Come as you are culture needs to be the norm, not the exception.
Yes, we keep traditions like communion – this is symbolic and reminds us of what Jesus has done, challenges us, convicts us and inspires us. It helps us to take Jesus seriously – and we’ve been commanded to do it by Jesus Himself. We celebrate Easter, Christmas, and Pentecost. We keep the church calendar, to keep us orientated around a different story.
But there have to be serious questions asked.
What is the role of litergy in this? It sounds traditional, it sounds religious and often it only serves to confuse unbelievers with its language, to separate us from the world and to make us more religious, more legalistic and stuck in the realms of tradition. It is in danger of becoming something ‘for church’ only and which doesn’t connect us at all with reality.
I’m not calling for an end to liturgy – it can help people connect with God, very clearly, and can be very powerful and moving – but in the light of this the questions need to be asked.
Why do we keep liturgies, and what can we do with them to make them more accessible? Are they just a religious tradition, are they necessary for us to connect with God and do they help us to live out our faith practically in the world we live in? Or do they make us more religious, more distant from the world we live in, and make us irrelivant? And if people do experience God through them, then how can we use them yet not alienate people or make people feel like they are stuck in a religion from the past or that is irrelivant to their lives now?
One thing is very clear though. As clear as day.
Jesus doesn’t want his followers to be members of a religion.
End of. He doesn’t want us to separate the spiritual and the sacred from our everyday lives.
He doesn’t want us to distinguish use phrases like ‘in church’ and ‘in the world’ to separate them as if they are different. Life is about following Jesus, all of life can be sacred, God is involved in every single part of our lives.
Rob Bell made a good point in his sermon, when he asked the question of why we commission people who are leading churches or becoming missionaries, but not commission people starting a new job in a non-Christian environment, where they will equally be serving God and missionaries?
Jesus says there is no difference between the two, and so should we.
Christianity is not meant to be a religion.In any sense.

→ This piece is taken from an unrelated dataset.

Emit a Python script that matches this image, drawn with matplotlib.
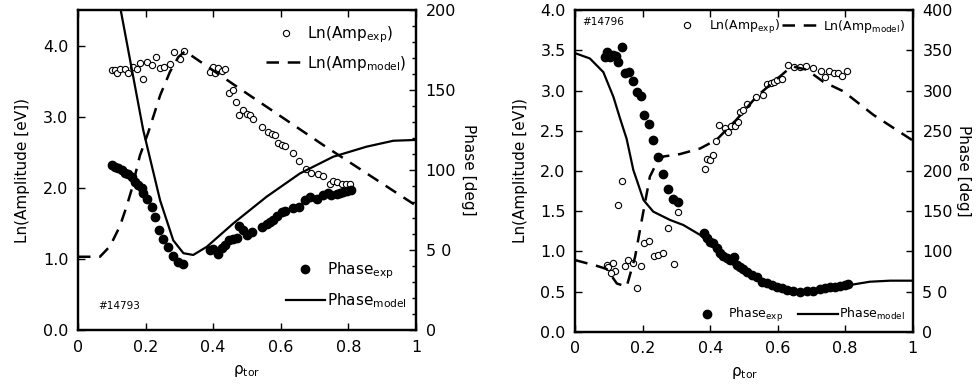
import numpy as np
import matplotlib
matplotlib.use("Agg")
import matplotlib.pyplot as plt
from matplotlib.ticker import MultipleLocator, FixedLocator, FixedFormatter, FormatStrFormatter

plt.rcParams['font.family'] = ['DejaVu Sans']
plt.rcParams['mathtext.default'] = 'regular'
plt.rcParams['font.size'] = 11

# ---- shot #14793 (left) ----
rho_amp_exp_1 = [0.100, 0.109, 0.114, 0.124, 0.139, 0.149, 0.164, 0.174, 0.184, 0.193,
                 0.203, 0.218, 0.231, 0.243, 0.254, 0.272, 0.284, 0.302, 0.314, 0.391,
                 0.400, 0.405, 0.415, 0.425, 0.435, 0.448, 0.458, 0.467, 0.477, 0.487,
                 0.499, 0.509, 0.519, 0.543, 0.561, 0.573, 0.583, 0.593, 0.603, 0.612,
                 0.637, 0.655, 0.675, 0.689, 0.709, 0.726, 0.746, 0.755, 0.767, 0.780,
                 0.793, 0.805]
amp_exp_1 = [3.65, 3.66, 3.61, 3.67, 3.67, 3.61, 3.70, 3.67, 3.75, 3.53,
             3.77, 3.73, 3.84, 3.69, 3.70, 3.74, 3.91, 3.81, 3.93, 3.63,
             3.70, 3.62, 3.69, 3.64, 3.67, 3.34, 3.37, 3.20, 3.03, 3.10,
             3.04, 3.03, 2.97, 2.85, 2.78, 2.76, 2.74, 2.63, 2.60, 2.59,
             2.49, 2.38, 2.26, 2.21, 2.19, 2.16, 2.05, 2.09, 2.08, 2.05,
             2.05, 2.05]
rho_amp_model_1 = [0.0, 0.065, 0.095, 0.124, 0.144, 0.159, 0.183, 0.208, 0.243, 0.272,
                   0.297, 0.317, 0.48, 0.726, 1.0]
amp_model_1 = [1.03, 1.03, 1.18, 1.46, 1.74, 1.98, 2.45, 2.78, 3.30, 3.63,
               3.84, 3.92, 3.39, 2.60, 1.75]

rho_ph_exp_1 = [0.100, 0.109, 0.119, 0.129, 0.139, 0.149, 0.159, 0.169, 0.178, 0.188,
                0.193, 0.203, 0.218, 0.228, 0.241, 0.252, 0.267, 0.282, 0.297, 0.312,
                0.391, 0.400, 0.415, 0.425, 0.435, 0.448, 0.460, 0.471, 0.477, 0.489,
                0.501, 0.514, 0.543, 0.558, 0.568, 0.578, 0.588, 0.603, 0.612, 0.635,
                0.655, 0.672, 0.686, 0.706, 0.726, 0.741, 0.750, 0.765, 0.775, 0.785,
                0.795, 0.807]
ph_exp_1 = [103.1, 102.1, 101.0, 100.0, 98.3, 97.5, 95.8, 92.7, 90.6, 88.5,
            85.4, 81.7, 77.1, 70.8, 62.5, 56.7, 52.1, 46.3, 42.7, 41.3,
            50.0, 50.4, 47.5, 51.0, 53.1, 56.3, 56.7, 57.3, 65.0, 62.5,
            59.4, 61.5, 64.2, 66.3, 67.7, 68.8, 71.3, 74.0, 74.6, 76.0,
            77.1, 81.3, 82.9, 81.7, 84.4, 85.4, 84.4, 85.0, 85.8, 86.5,
            87.1, 87.5]
rho_ph_model_1 = [0.122, 0.193, 0.243, 0.282, 0.312, 0.341, 0.381, 0.46, 0.558, 0.657,
                  0.755, 0.854, 0.933, 1.0]
ph_model_1 = [205.0, 125.0, 81.0, 56.0, 48.0, 46.9, 52.0, 66.7, 83.3, 97.9,
              108.3, 114.6, 118.3, 118.8]

# ---- shot #14796 (right) ----
rho_amp_exp_2 = [0.1375, 0.1275, 0.093, 0.098, 0.111, 0.118, 0.105, 0.147, 0.157, 0.170,
                 0.182, 0.194, 0.204, 0.219, 0.233, 0.246, 0.261, 0.276, 0.291, 0.304,
                 0.383, 0.390, 0.399, 0.409, 0.417, 0.427, 0.444, 0.452, 0.461, 0.473,
                 0.481, 0.488, 0.498, 0.508, 0.536, 0.557, 0.567, 0.579, 0.589, 0.599,
                 0.612, 0.630, 0.648, 0.666, 0.684, 0.704, 0.728, 0.740, 0.753, 0.767,
                 0.780, 0.792, 0.805]
amp_exp_2 = [1.88, 1.58, 0.83, 0.80, 0.86, 0.76, 0.73, 0.82, 0.89, 0.85,
             0.55, 0.82, 1.11, 1.13, 0.94, 0.96, 0.98, 1.29, 0.84, 1.49,
             2.03, 2.15, 2.14, 2.20, 2.37, 2.57, 2.54, 2.48, 2.56, 2.56,
             2.61, 2.74, 2.76, 2.83, 2.92, 2.95, 3.08, 3.10, 3.11, 3.13,
             3.15, 3.32, 3.29, 3.29, 3.30, 3.28, 3.25, 3.17, 3.24, 3.22,
             3.22, 3.18, 3.24]
rho_amp_model_2 = [0.0, 0.063, 0.093, 0.123, 0.152, 0.177, 0.197, 0.221, 0.241, 0.261,
                   0.31, 0.37, 0.419, 0.478, 0.538, 0.627, 0.645, 0.686, 0.735, 0.795,
                   0.883, 1.0]
amp_model_2 = [0.89, 0.82, 0.78, 0.60, 0.56, 0.93, 1.39, 1.93, 2.10, 2.18,
               2.21, 2.28, 2.39, 2.64, 2.93, 3.25, 3.30, 3.26, 3.11, 2.99,
               2.70, 2.38]

rho_ph_exp_2 = [0.088, 0.093, 0.103, 0.111, 0.121, 0.127, 0.137, 0.147, 0.160, 0.172,
                0.182, 0.194, 0.205, 0.219, 0.231, 0.246, 0.259, 0.276, 0.289, 0.305,
                0.382, 0.389, 0.399, 0.409, 0.419, 0.429, 0.439, 0.449, 0.458, 0.471,
                0.478, 0.488, 0.498, 0.508, 0.523, 0.538, 0.552, 0.567, 0.582, 0.597,
                0.612, 0.626, 0.646, 0.666, 0.686, 0.706, 0.725, 0.740, 0.755, 0.770,
                0.785, 0.800, 0.809]
ph_exp_2 = [342.3, 348.5, 341.5, 344.4, 343.2, 336.1, 354.8, 322.4, 323.7, 312.4,
            298.8, 293.4, 269.7, 258.5, 238.6, 217.0, 196.3, 177.6, 165.1, 161.0,
            122.4, 116.2, 112.0, 110.0, 103.7, 98.3, 94.2, 91.3, 89.2, 93.4,
            83.0, 80.9, 77.6, 74.7, 70.5, 68.5, 62.2, 60.2, 58.1, 56.0,
            53.9, 51.9, 51.0, 49.8, 51.0, 51.0, 52.7, 53.9, 55.2, 56.0,
            57.3, 58.1, 59.3]
rho_ph_model_2 = [0.0, 0.043, 0.083, 0.113, 0.132, 0.152, 0.172, 0.182, 0.202, 0.231,
                  0.281, 0.32, 0.37, 0.439, 0.498, 0.557, 0.617, 0.656, 0.696, 0.755,
                  0.814, 0.873, 0.933, 1.0]
ph_model_2 = [346.5, 340.0, 323.0, 292.0, 266.0, 240.0, 201.0, 188.8, 163.9, 149.4,
              139.0, 132.8, 120.4, 93.4, 72.6, 60.2, 51.9, 48.5, 49.8, 53.9,
              58.1, 62.2, 63.5, 63.5]


def style_axes(ax, ax2, rpad):
    for a in (ax, ax2):
        for sp in a.spines.values():
            sp.set_linewidth(1.6)
    ax.tick_params(axis='both', which='both', direction='in', top=True, right=False,
                   width=1.0, length=5, labelsize=11.5, pad=7)
    ax2.tick_params(axis='y', which='both', direction='in', width=1.0, length=5,
                    labelsize=11.5, pad=7)
    ax2.tick_params(axis='y', which='minor', length=3)
    ax.set_xlim(0, 1)
    ax.xaxis.set_major_locator(FixedLocator([0, 0.2, 0.4, 0.6, 0.8, 1.0]))
    ax.xaxis.set_major_formatter(FixedFormatter(['0', '0.2', '0.4', '0.6', '0.8', '1']))
    ax.set_xlabel(r'ρ$_{tor}$', fontsize=11, labelpad=6)
    ax.set_ylabel('Ln(Amplitude [eV])', fontsize=11, labelpad=9)
    ax2.set_ylabel('Phase [deg]', fontsize=11, rotation=270, labelpad=rpad)


fig = plt.figure(figsize=(9.76, 3.85), dpi=100)
ax1 = fig.add_axes([0.0799, 0.1429, 0.3463, 0.831])
ax1b = ax1.twinx()
ax2 = fig.add_axes([0.5895, 0.1384, 0.3456, 0.835])
ax2b = ax2.twinx()

open_kw = dict(ls='none', marker='o', ms=4.5, mfc='white', mec='black', mew=0.8)
fill_kw = dict(ls='none', marker='o', ms=6, mfc='black', mec='black')
dash_kw = dict(color='black', lw=1.8, dashes=(5, 3.5))
solid_kw = dict(color='black', lw=1.6)

# left panel
h_ae, = ax1.plot(rho_amp_exp_1, amp_exp_1, **open_kw)
h_am, = ax1.plot(rho_amp_model_1, amp_model_1, **dash_kw)
h_pe, = ax1b.plot(rho_ph_exp_1, ph_exp_1, **fill_kw)
h_pm, = ax1b.plot(rho_ph_model_1, ph_model_1, **solid_kw)
ax1.set_ylim(0, 4.5)
ax1.yaxis.set_major_locator(FixedLocator([0, 1, 2, 3, 4]))
ax1.yaxis.set_major_formatter(FixedFormatter(['0.0', '1.0', '2.0', '3.0', '4.0']))
ax1b.set_ylim(0, 200)
ax1b.yaxis.set_major_locator(FixedLocator([0, 50, 100, 150, 200]))
ax1b.yaxis.set_major_formatter(FixedFormatter(['0', '5 0', '100', '150', '200']))
ax1b.yaxis.set_minor_locator(MultipleLocator(10))
style_axes(ax1, ax1b, 14)
ax1b.text(0.06, 0.3 / 4.5, '#14793', transform=ax1.transAxes, fontsize=7.5)

leg1 = ax1b.legend([h_ae, h_am], ['Ln(Amp$_{exp}$)', 'Ln(Amp$_{model}$)'],
                   loc='upper right', bbox_to_anchor=(1.0, 0.985), frameon=False,
                   fontsize=11, handlelength=2.6, handletextpad=0.1,
                   labelspacing=0.6, borderaxespad=0.2)
ax1b.add_artist(leg1)
ax1b.legend([h_pe, h_pm], ['Phase$_{exp}$', 'Phase$_{model}$'],
            loc='lower right', bbox_to_anchor=(1.0, 0.035), frameon=False,
            fontsize=11, handlelength=2.6, handletextpad=0.1,
            labelspacing=0.65, borderaxespad=0.2)

# right panel
g_ae, = ax2.plot(rho_amp_exp_2, amp_exp_2, **open_kw)
g_am, = ax2.plot(rho_amp_model_2, amp_model_2, **dash_kw)
g_pe, = ax2b.plot(rho_ph_exp_2, ph_exp_2, **fill_kw)
g_pm, = ax2b.plot(rho_ph_model_2, ph_model_2, **solid_kw)
ax2.set_ylim(0, 4.0)
ax2.yaxis.set_major_locator(MultipleLocator(0.5))
ax2.yaxis.set_major_formatter(FormatStrFormatter('%.1f'))
ax2b.set_ylim(0, 400)
ax2b.yaxis.set_major_locator(FixedLocator([0, 50, 100, 150, 200, 250, 300, 350, 400]))
ax2b.yaxis.set_major_formatter(FixedFormatter(['0', '5 0', '100', '150', '200',
                                               '250', '300', '350', '400']))
style_axes(ax2, ax2b, 13)
ax2b.text(0.02, 0.955, '#14796', transform=ax2.transAxes, fontsize=7.5)

leg2 = ax2b.legend([g_ae, g_am], ['Ln(Amp$_{exp}$)', 'Ln(Amp$_{model}$)'],
                   loc='upper right', bbox_to_anchor=(1.0, 1.0), frameon=False,
                   fontsize=9, ncol=2, handlelength=3.2, handletextpad=0.1,
                   columnspacing=0.2, borderaxespad=0.2)
ax2b.add_artist(leg2)
ax2b.legend([g_pe, g_pm], ['Phase$_{exp}$', 'Phase$_{model}$'],
            loc='lower right', bbox_to_anchor=(1.0, 0.0), frameon=False,
            fontsize=9, ncol=2, handlelength=3.2, handletextpad=0.1,
            columnspacing=1.2, borderaxespad=0.2)

fig.savefig('out.png', dpi=100)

Jesus wants an end to that.
Following Him is not meant to be a religion. Not at all, never should have been and never should be.
Jesus is a way of life, not a religion to be a part of. Church in the same way is not an institution, tradition or exclusive group.
Its not a club to be joined or a posse to be a part of. Its a community of followers of Jesus, meeting together to learn how to live an everyday life for Jesus and serving and blessing each other, supporting each other in that life, and helping people engage with reality as followers of Jesus. Open and ready to welcome new people who are exploring this new way of life, whatever their background or history. Living, serving and acting in love, peace, grace, mercy, forgiveness and with justice, in harmony and at peace with each other.
It makes so much more sense doesn’t it?
Getting rid of religion and making our faith, purely and simply, a way of life that is relevant and important in everything we do.
And church as a community of these people learning this way together and supporting and serving each other as they try to do this, a place where we learn more about how to do this life, and and end to legalism, rules and religion causing problems and restrictions.
A faith and a community much more how Jesus imagined for us and practiced with His followers.
Church in the best and truest – and non-religious – sense.